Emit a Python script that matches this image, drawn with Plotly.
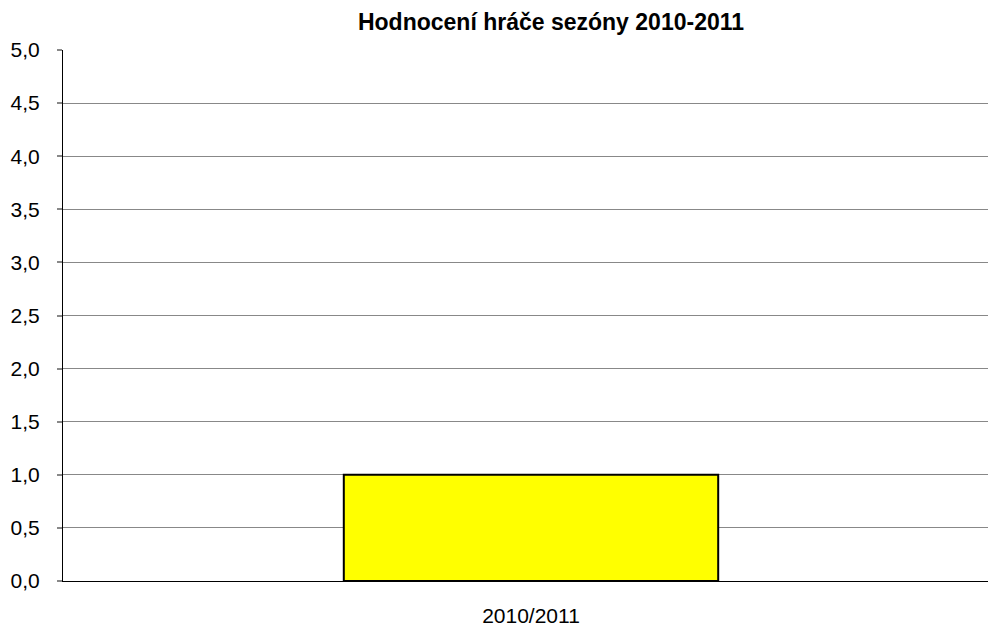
import plotly.graph_objects as go

categories = ["2010/2011"]
values = [1.0]
y_ticks = [0, 0.5, 1, 1.5, 2, 2.5, 3, 3.5, 4, 4.5, 5]
y_tick_labels = ["0,0", "0,5", "1,0", "1,5", "2,0", "2,5", "3,0", "3,5", "4,0", "4,5", "5,0"]
grid_vals = [0.5, 1, 1.5, 2, 2.5, 3, 3.5, 4, 4.5]
title = "Hodnocení hráče sezóny 2010-2011"

FONT = "Liberation Sans, Arial, sans-serif"

fig = go.Figure()
fig.add_trace(go.Bar(
    x=categories, y=values, width=0.4,
    marker=dict(color="#FFFF00", line=dict(color="#000000", width=2)),
    showlegend=False, hoverinfo="skip",
))
fig.add_trace(go.Scatter(x=categories, y=[None], yaxis="y2", showlegend=False, hoverinfo="skip"))

fig.update_layout(
    width=988, height=628,
    margin=dict(l=63, r=0, t=50, b=47, autoexpand=False),
    paper_bgcolor="white", plot_bgcolor="white",
    title=dict(text=f"<b>{title}</b>", x=551/988, xref="container", xanchor="center",
               y=1-22/628, yref="container", yanchor="middle",
               font=dict(family=FONT, size=23, color="#000000")),
    xaxis=dict(range=[-0.5, -0.5 + 925/936], showgrid=False, showline=True,
               linecolor="#000000", linewidth=1, ticks="", zeroline=False,
               ticklabelstandoff=16,
               tickfont=dict(family=FONT, size=21, color="#000000")),
    yaxis=dict(range=[0, 5], tickvals=y_ticks, ticktext=y_tick_labels, showgrid=False,
               showline=True, linecolor="#000000", linewidth=1, zeroline=False,
               ticks="outside", ticklen=5, tickcolor="#888888", tickwidth=2,
               ticklabelstandoff=13,
               tickfont=dict(family=FONT, size=21, color="#000000")),
    yaxis2=dict(range=[0, 5], overlaying="y", tickvals=grid_vals, showgrid=True,
                gridcolor="#888888", gridwidth=1, showticklabels=False, ticks="",
                showline=False, zeroline=False, layer="below traces"),
)

fig.write_html("out.html", config={"displayModeBar": False})

with open("out.html", "r", encoding="utf-8") as f:
    html = f.read()
html = html.replace("<head>", "<head><style>html,body{margin:0;padding:0;overflow:hidden;}</style>", 1)
with open("out.html", "w", encoding="utf-8") as f:
    f.write(html)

[Requirements]
Reproduce every line above as written, skipping pictures.

[Solution for this problem]
Emit a Python script that matches this image, drawn with Plotly.
import plotly.graph_objects as go

categories = ["2010/2011"]
values = [1.0]
y_ticks = [0, 0.5, 1, 1.5, 2, 2.5, 3, 3.5, 4, 4.5, 5]
y_tick_labels = ["0,0", "0,5", "1,0", "1,5", "2,0", "2,5", "3,0", "3,5", "4,0", "4,5", "5,0"]
grid_vals = [0.5, 1, 1.5, 2, 2.5, 3, 3.5, 4, 4.5]
title = "Hodnocení hráče sezóny 2010-2011"

FONT = "Liberation Sans, Arial, sans-serif"

fig = go.Figure()
fig.add_trace(go.Bar(
    x=categories, y=values, width=0.4,
    marker=dict(color="#FFFF00", line=dict(color="#000000", width=2)),
    showlegend=False, hoverinfo="skip",
))
fig.add_trace(go.Scatter(x=categories, y=[None], yaxis="y2", showlegend=False, hoverinfo="skip"))

fig.update_layout(
    width=988, height=628,
    margin=dict(l=63, r=0, t=50, b=47, autoexpand=False),
    paper_bgcolor="white", plot_bgcolor="white",
    title=dict(text=f"<b>{title}</b>", x=551/988, xref="container", xanchor="center",
               y=1-22/628, yref="container", yanchor="middle",
               font=dict(family=FONT, size=23, color="#000000")),
    xaxis=dict(range=[-0.5, -0.5 + 925/936], showgrid=False, showline=True,
               linecolor="#000000", linewidth=1, ticks="", zeroline=False,
               ticklabelstandoff=16,
               tickfont=dict(family=FONT, size=21, color="#000000")),
    yaxis=dict(range=[0, 5], tickvals=y_ticks, ticktext=y_tick_labels, showgrid=False,
               showline=True, linecolor="#000000", linewidth=1, zeroline=False,
               ticks="outside", ticklen=5, tickcolor="#888888", tickwidth=2,
               ticklabelstandoff=13,
               tickfont=dict(family=FONT, size=21, color="#000000")),
    yaxis2=dict(range=[0, 5], overlaying="y", tickvals=grid_vals, showgrid=True,
                gridcolor="#888888", gridwidth=1, showticklabels=False, ticks="",
                showline=False, zeroline=False, layer="below traces"),
)

fig.write_html("out.html", config={"displayModeBar": False})

with open("out.html", "r", encoding="utf-8") as f:
    html = f.read()
html = html.replace("<head>", "<head><style>html,body{margin:0;padding:0;overflow:hidden;}</style>", 1)
with open("out.html", "w", encoding="utf-8") as f:
    f.write(html)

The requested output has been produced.